Almost 15 years ago the first unambiguous direct detection of a substellar object
around a star (Gl229B) was made. Several teams have since then pursued ambitious
adaptive optics surveys on large telescopes, but only several brown dwarfs and a few
possible candidate planets have been detected so far at generally wide >100 AU
separations - it is unlikely that these have formed in a disk like the planets of our
solar system and are probably the result of the binary star formation process. The
essentially null result of these surveys, in contrast with the very successful radial
velocity searches <5 AU, is suggesting that massive Jupiter-like planets are rare
>20 AU around stars. The year 2008 marks then end of this long drought with the
direct detection of planets around A-type stars. One of these discoveries, the
HR8799 planetary system made at the Gemini North and Keck telescopes, is
the first multi-planet system portrait and also the first direct detection of thermal
emission of confirmed planets in orbit around a star. This system also shows
convincing evidences that the three planets formed in a disk. The HR8799
system discovery marks an important step forward in the direct characterization
of Jovians to Earth-like planets with future instrumentations and large ELTs.

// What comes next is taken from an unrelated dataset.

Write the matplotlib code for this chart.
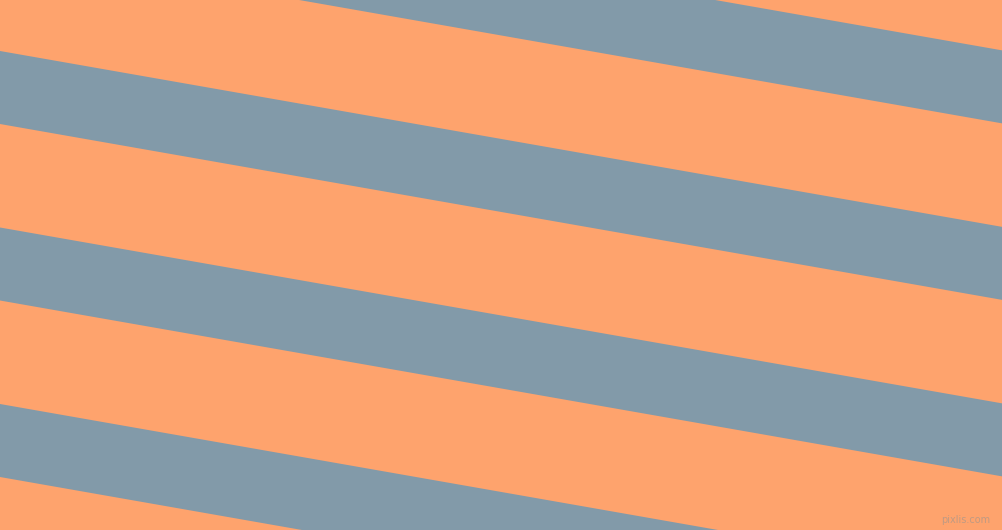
import matplotlib
matplotlib.use("Agg")
import matplotlib.pyplot as plt
import numpy as np

# stripe data (pixel units of the picture, y grows downward)
stripe_tops = [-125.5, 51.0, 227.5, 404.0]   # top edge of each blue band at x = 0
band_height = 73.0                            # vertical thickness of blue bands
slope = 0.1755                                # drop in y per x (about 10 degrees)

W, H = 1002, 530
bg_color = "#fea36d"
band_color = "#829aa9"

fig = plt.figure(figsize=(W / 100, H / 100), dpi=100)
ax = fig.add_axes([0, 0, 1, 1])
ax.set_facecolor(bg_color)
fig.patch.set_facecolor(bg_color)

# run a little past the edges so no seam shows at x = 0
x = np.array([-20, W + 20])
for top in stripe_tops:
    y1 = top + slope * x
    y2 = y1 + band_height
    ax.fill_between(x, y1, y2, color=band_color, linewidth=0)

# faint watermark
ax.text(990, 520, "pixlis.com", color="#b09888", fontsize=7,
        ha="right", va="center", alpha=0.8)

ax.set_xlim(0, W)
ax.set_ylim(H, 0)
ax.axis("off")

fig.savefig("out.png", dpi=100, facecolor=bg_color)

I will describe the HR8799 system discovery, new 2009 results and what we
can expect in the near future with new generation adaptive optics systems
and 30-m class telescopes.
|Daisuke Nagai, Yale University
"Cosmology and Astrophysics with Galaxy Clusters"
Clusters of galaxies are unique and powerful probes of cosmology and astrophysics,
promising to provide new insights into the nature of dark energy and dark matter to
the physics of galaxy formation. The study of galaxy clusters combines the richness
of plasma physics with the predictive power of modern cosmological models to explain
remarkable new observational results. In this talk, I will describe recent advances
in theoretical and intensive numerical modeling of galaxy cluster formation to interpret
recent X-ray and Sunyaev- Zel'dovich Effect cluster surveys. Finally, I will discuss
outstanding issues and future directions in this area.
|Juna A. Kollmeier, Carnegie Observatories
"Probing the Inner and Outer Milky Way"
The Milky Way provides an opportunity for a close-up investigation of the complex
processes of galaxy and star formation. I will discuss recent efforts to do this by using
rare, but important, probes of these phenomena. In the first portion of the talk I will
present results on hypervelocity stars primarily from the Sloan Digital Sky Survey.
The distribution of these stars, in physical properties and in space, allows us to place
interesting limits on star formation and dynamics at the Galactic Center as well as
the possibility to constrain the shape of the Milky Way's dark matter halo. I will
discuss progress we have made toward these goals. In the second portion of the
talk, I will discuss how one can use RR Lyrae stars to probe the outer halo of the Milky
Way and find new and distant substructures which are difficult to probe by other means.
Our recent confirmation of a distant structure in RR Lyrae stars highlights the power
of this approach to unraveling the outer halo and showcases exciting possibilities
for future all-sky time-domain surveys.